Aleksandr Mozhaiskii

The following article is from The Great Soviet Encyclopedia (1979). It might be outdated or ideologically biased.

Mozhaiskii, Aleksandr Fedorovich


Born Mar. 9 (21), 1825, in present-day Kotka, Finland; died Mar. 20 (Apr. 1), 1890, in St. Petersburg. Russian researcher and inventor in the design of heavier-than-air craft.

Mozhaiskii graduated from the Naval (Cadet) School in 1841. From 1841 to 1862 and from 1879 to 1882 he served in the navy, and from 1862 to 1879 he served in civilian departments for carrying out the peasant reform. In 1882 he retired with the rank of major general (rear admiral from 1886). In 1856 he became interested in questions related to flight. He made comprehensive studies of the flight of birds and kites and the operation of airscrews, and he began to study the possibility of creating a heavier-than-air craft. His models flew successfully in 1876.

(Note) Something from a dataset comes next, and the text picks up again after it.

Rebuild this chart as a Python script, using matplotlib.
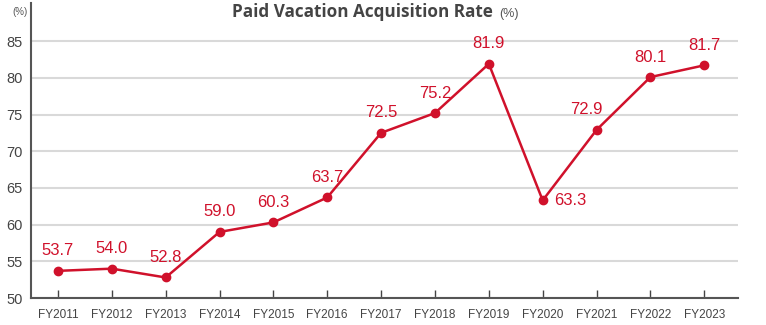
import matplotlib
matplotlib.use("Agg")
import matplotlib.pyplot as plt

years = ["FY2011", "FY2012", "FY2013", "FY2014", "FY2015", "FY2016", "FY2017",
         "FY2018", "FY2019", "FY2020", "FY2021", "FY2022", "FY2023"]
rates = [53.7, 54.0, 52.8, 59.0, 60.3, 63.7, 72.5, 75.2, 81.9, 63.3, 72.9, 80.1, 81.7]
yticks = [50, 55, 60, 65, 70, 75, 80, 85]

RED = "#d0112b"
plt.rcParams["font.family"] = ["Liberation Sans", "DejaVu Sans"]

fig = plt.figure(figsize=(7.66, 3.25), dpi=100)
ax = fig.add_axes([0.0405, 0.083, 0.9225, 0.908])

x = list(range(len(years)))
ax.plot(x, rates, color=RED, lw=1.8, marker="o", ms=6, zorder=3)

for i, v in enumerate(rates):
    dx, dy, ha = 0, 9, "center"
    if years[i] == "FY2020":
        dx, dy, ha = 8, 0, "left"
    elif years[i] == "FY2021":
        dx = -7
    ax.annotate(f"{v:.1f}", (i, v), xytext=(dx, dy), textcoords="offset points",
                ha=ha, va="center" if dy == 0 else "bottom",
                color=RED, fontsize=12)

ax.set_xlim(-0.5, 12.62)
ax.set_ylim(50, 90.2)
ax.set_xticks(x)
ax.set_xticklabels(years, fontsize=8.5, color="#444444")
ax.set_yticks(yticks)
ax.set_yticklabels([str(t) for t in yticks], fontsize=10.5, color="#444444")
ax.tick_params(axis="x", direction="in", length=6, width=1, color="#444444", pad=8)
ax.tick_params(axis="y", length=0, pad=6)
ax.grid(axis="y", color="#d9d9d9", lw=1.5)
ax.set_axisbelow(True)
for s in ["top", "right"]:
    ax.spines[s].set_visible(False)
for s in ["left", "bottom"]:
    ax.spines[s].set_color("#555555")
    ax.spines[s].set_linewidth(1.5)

fig.text(0.0157, 0.962, "(%)", fontsize=7, color="#555555", va="center")
fig.text(0.303, 0.962, "Paid Vacation Acquisition Rate", fontsize=12.3,
         fontweight="bold", color="#444444", va="center", family="Open Sans")
fig.text(0.652, 0.958, "(%)", fontsize=9, color="#555555", va="center")

fig.savefig("out.png", dpi=100)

On Nov. 3, 1881 (based on a claim filed June 4, 1880), Mozhaiskii received the first patent in Russia for his invention of a “flying device” (airplane). In 1881 he began to build an aircraft with two 20- and 10-hp steam engines (in a military field in Krasnoe Selo, near St. Petersburg). Construction was basically complete by the summer of 1882. The official documents on the flight of this airplane have not been preserved. Accounts dating to 1909 and later indicate that the attempt at flight ended in failure.

Mozhaiskii’s aircraft is of interest because it was one of the first practical attempts to build a piloted airplane.


Aleksandr Fedorovich Mozhaiskii—sozdatel’ pervogo samoleta: Sb. dokumentov. Moscow, 1955.
Shavrov, V. B. Istoriia konstruktsii samoletovv SSSR do 1938g. Moscow, 1969.